Published online by Cambridge University Press: 28 April 2020
The history book on the shelf Is always repeating itself.ABBA, ‘Waterloo’
In 1983 a concert review appeared in the Los Angeles Times under the title ‘Kremer Plays Bizarre Beethoven Cadenzas’. In that review of a concert given by the English Chamber Orchestra, Martin Bernheimer states that there was nothing in the program to prepare the listener for the ‘shock’ of the cadenzas by Alfred Schnittke that the violinist Gidon Kremer interpolated into his rendition of Beethoven's 1806 Violin Concerto. He writes: ‘Poor Beethoven stops dead in his first-movement tracks, as the fiddler, heretofore reticent, embarks on a bold, bizarre, and convoluted exploration [of] motivic digressions that embrace Shostakovich and, I think, P.D.Q. Bach, and dissonances that might have made the composer deaf before his time.’ Schnittke’s cadenzas left Bernheimer with a case of ‘aesthetic indigestion’, though he was not immune to their charms; he continues: ‘The anachronistic indulgence was grotesque in a heroic, amusing, beguiling, patently schizophrenic way.’ Bernheimer was hardly alone in responding to the cadenzas in this way: the notion of anachronism is recurrent in references to them. In 2005 James Oestreich, reminiscing about Kremer's 1982 recording of the same cadenzas, uses language that overlaps with Bernheimer's in describing them as ‘gleefully anachronistic’, and in an article from several years later he again terms them ‘joyously anachronistic’. In academic writing, too, the scholar Alan J. Clayton has applied a similar vocabulary, labeling the cadenzas ‘controversial (and anachronistic)’.

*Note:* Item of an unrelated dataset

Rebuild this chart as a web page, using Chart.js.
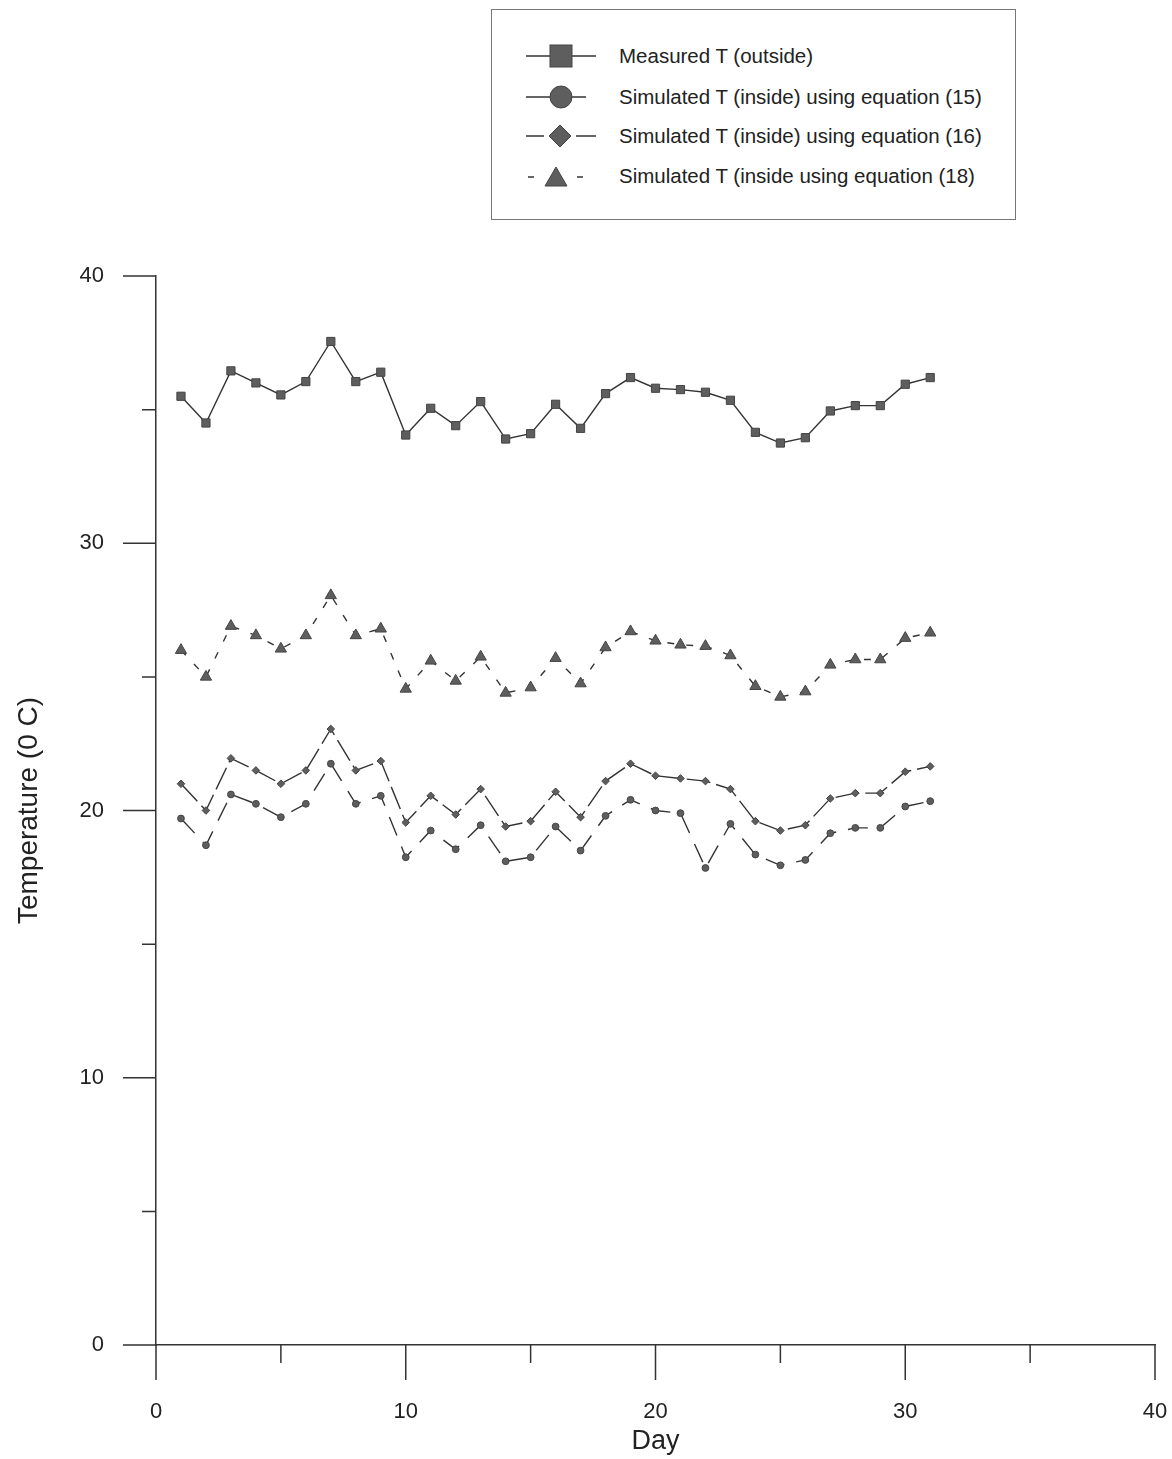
<!DOCTYPE html>
<html>
<head>
<meta charset="utf-8">
<title>Temperature by day</title>
<script src="https://cdn.jsdelivr.net/npm/chart.js@4.4.0/dist/chart.umd.min.js"></script>
<style>
  body { margin: 0; background: #fff; }
  #wrap { position: relative; width: 1172px; height: 1459px; }
  #chart { position: absolute; left: 0; top: 0; }
  #legend {
    position: absolute; left: 491px; top: 9px; width: 523px; height: 209px;
    border: 1px solid #777; background: #fff;
    font-family: Arial, 'Liberation Sans', sans-serif; font-size: 20.5px; color: #222;
  }
  .row { position: absolute; left: 0; height: 30px; width: 100%; }
  .row svg { position: absolute; left: 28px; top: 0; }
  .row span { position: absolute; left: 127px; top: 3px; white-space: nowrap; }
</style>
</head>
<body>
<div id="wrap">
  <canvas id="chart" width="1172" height="1459"></canvas>
  <div id="legend">
    <div class="row" style="top:31px">
      <svg width="80" height="30"><line x1="6" y1="15" x2="76" y2="15" stroke="#333" stroke-width="1.5"/><rect x="30" y="4" width="22" height="22" fill="#5e5e5e" stroke="#444"/></svg>
      <span>Measured T (outside)</span>
    </div>
    <div class="row" style="top:72px">
      <svg width="80" height="30"><line x1="6" y1="15" x2="66" y2="15" stroke="#333" stroke-width="1.5"/><circle cx="41" cy="15" r="11" fill="#5e5e5e" stroke="#444"/></svg>
      <span>Simulated T (inside) using equation (15)</span>
    </div>
    <div class="row" style="top:111px">
      <svg width="80" height="30"><line x1="6" y1="15" x2="24" y2="15" stroke="#333" stroke-width="1.5"/><line x1="56" y1="15" x2="76" y2="15" stroke="#333" stroke-width="1.5"/><polygon points="40,4 51,15 40,26 29,15" fill="#5e5e5e" stroke="#444"/></svg>
      <span>Simulated T (inside) using equation (16)</span>
    </div>
    <div class="row" style="top:151px">
      <svg width="80" height="30"><line x1="8" y1="16" x2="14" y2="16" stroke="#333" stroke-width="1.5"/><line x1="57" y1="16" x2="63" y2="16" stroke="#333" stroke-width="1.5"/><polygon points="36,6 47,25 25,25" fill="#5e5e5e" stroke="#444"/></svg>
      <span>Simulated T (inside using equation (18)</span>
    </div>
  </div>
</div>
<script>
(function () {
  'use strict';

  // --- Data ---
  var DAYS = [1, 2, 3, 4, 5, 6, 7, 8, 9, 10, 11, 12, 13, 14, 15, 16,
              17, 18, 19, 20, 21, 22, 23, 24, 25, 26, 27, 28, 29, 30, 31];

  var MEASURED = [35.5, 34.5, 36.45, 36.0, 35.55, 36.05, 37.55, 36.05, 36.4, 34.05, 35.05,
                  34.4, 35.3, 33.9, 34.1, 35.2, 34.3, 35.6, 36.2, 35.8, 35.75, 35.65,
                  35.35, 34.15, 33.75, 33.95, 34.95, 35.15, 35.15, 35.95, 36.2];

  var EQ15 = [19.7, 18.7, 20.6, 20.25, 19.75, 20.25, 21.75, 20.25, 20.55, 18.25, 19.25,
              18.55, 19.45, 18.1, 18.25, 19.4, 18.5, 19.8, 20.4, 20.0, 19.9, 17.85,
              19.5, 18.35, 17.95, 18.15, 19.15, 19.35, 19.35, 20.15, 20.35];

  var EQ16 = [21.0, 20.0, 21.95, 21.5, 21.0, 21.5, 23.05, 21.5, 21.85, 19.55, 20.55,
              19.85, 20.8, 19.4, 19.6, 20.7, 19.75, 21.1, 21.75, 21.3, 21.2, 21.1,
              20.8, 19.6, 19.25, 19.45, 20.45, 20.65, 20.65, 21.45, 21.65];

  var EQ18 = [26.0, 25.0, 26.9, 26.55, 26.05, 26.55, 28.05, 26.55, 26.8, 24.55, 25.6,
              24.85, 25.75, 24.4, 24.6, 25.7, 24.75, 26.1, 26.7, 26.35, 26.2, 26.15,
              25.8, 24.65, 24.25, 24.45, 25.45, 25.65, 25.65, 26.45, 26.65];

  var X_TICKS = [0, 10, 20, 30, 40];
  var Y_TICKS = [0, 10, 20, 30, 40];

  var FONT = "Arial, 'Liberation Sans', sans-serif";
  var INK = '#333';
  var MARK = '#5e5e5e';

  function toPoints(values) {
    return DAYS.map(function (d, i) { return { x: d, y: values[i] }; });
  }

  function series(label, values, style, radius, dash) {
    return {
      label: label,
      data: toPoints(values),
      showLine: true,
      borderColor: INK,
      borderWidth: 1.4,
      borderDash: dash,
      pointStyle: style,
      pointRadius: radius,
      pointBackgroundColor: MARK,
      pointBorderColor: '#444',
      pointBorderWidth: 1,
      tension: 0
    };
  }

  // major/minor tick marks drawn at the scale's own positions
  var tickMarks = {
    id: 'tickMarks',
    afterDraw: function (chart) {
      var ctx = chart.ctx;
      var xs = chart.scales.x, ys = chart.scales.y;
      var area = chart.chartArea;
      ctx.save();
      ctx.strokeStyle = INK;
      ctx.lineWidth = 1.5;
      ctx.beginPath();
      for (var v = 0; v <= 40; v += 5) {
        var major = X_TICKS.indexOf(v) !== -1;
        var px = xs.getPixelForValue(v);
        ctx.moveTo(px, area.bottom);
        ctx.lineTo(px, area.bottom + (major ? 35 : 18));
        var py = ys.getPixelForValue(v);
        var majorY = Y_TICKS.indexOf(v) !== -1;
        ctx.moveTo(area.left, py);
        ctx.lineTo(area.left - (majorY ? 33 : 14), py);
      }
      ctx.stroke();
      ctx.restore();
    }
  };

  new Chart(document.getElementById('chart'), {
    type: 'scatter',
    data: {
      datasets: [
        series('Measured T (outside)', MEASURED, 'rect', 5.8, []),
        series('Simulated T (inside) using equation (15)', EQ15, 'circle', 3.4, [20, 12]),
        series('Simulated T (inside) using equation (16)', EQ16, 'rectRot', 3.8, [24, 6]),
        series('Simulated T (inside using equation (18)', EQ18, 'triangle', 6.5, [7, 12])
      ]
    },
    options: {
      responsive: false,
      animation: false,
      layout: { padding: { top: 276, right: 17, left: 0, bottom: 0 } },
      plugins: { legend: { display: false }, tooltip: { enabled: false } },
      scales: {
        x: {
          type: 'linear', min: 0, max: 40,
          afterFit: function (s) { s.height = 114; s.paddingLeft = 0; s.paddingRight = 0; },
          ticks: {
            stepSize: 5, padding: 19, color: '#222',
            font: { family: FONT, size: 22 },
            maxRotation: 0,
            callback: function (v) { return X_TICKS.indexOf(v) !== -1 ? v : ''; }
          },
          grid: { display: true, drawOnChartArea: false, drawTicks: true, tickLength: 35, tickColor: 'transparent' },
          border: { display: true, color: INK, width: 1.5 },
          title: { display: true, text: 'Day', color: '#222', font: { family: FONT, size: 27 }, padding: { top: 0, bottom: 1 } }
        },
        y: {
          type: 'linear', min: 0, max: 40,
          afterFit: function (s) { s.width = 156; },
          ticks: {
            stepSize: 5, padding: 19, color: '#222',
            font: { family: FONT, size: 22 },
            callback: function (v) { return Y_TICKS.indexOf(v) !== -1 ? v : ''; }
          },
          grid: { display: true, drawOnChartArea: false, drawTicks: true, tickLength: 33, tickColor: 'transparent' },
          border: { display: true, color: INK, width: 1.5 },
          title: { display: true, text: 'Temperature (0 C)', color: '#222', font: { family: FONT, size: 28 }, padding: { top: 12, bottom: 0 } }
        }
      }
    },
    plugins: [tickMarks]
  });
})();
</script>
</body>
</html>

Schnittke composed his cadenza for Beethoven's first movement in 1975 and completed a cadenza for the second and two versions for the third in 1977. The first-movement cadenza includes a part for timpani to accompany the violin soloist, while the two alternative third-movement cadenzas involve roles for the timpanist and an ensemble of ten violinists. The incorporation of additional instruments into a genre traditionally reserved for the soloist alone, as well as the often jarring dissonances in Schnittke's writing, are likely among the triggers of Bernheimer's ‘indigestion’. The charge of anachronism, however, is clearly elicited by Schnittke's multiple quotations of classics from the period that intervenes between Beethoven's work and Schnittke's addition to it—a period of over a century and a half.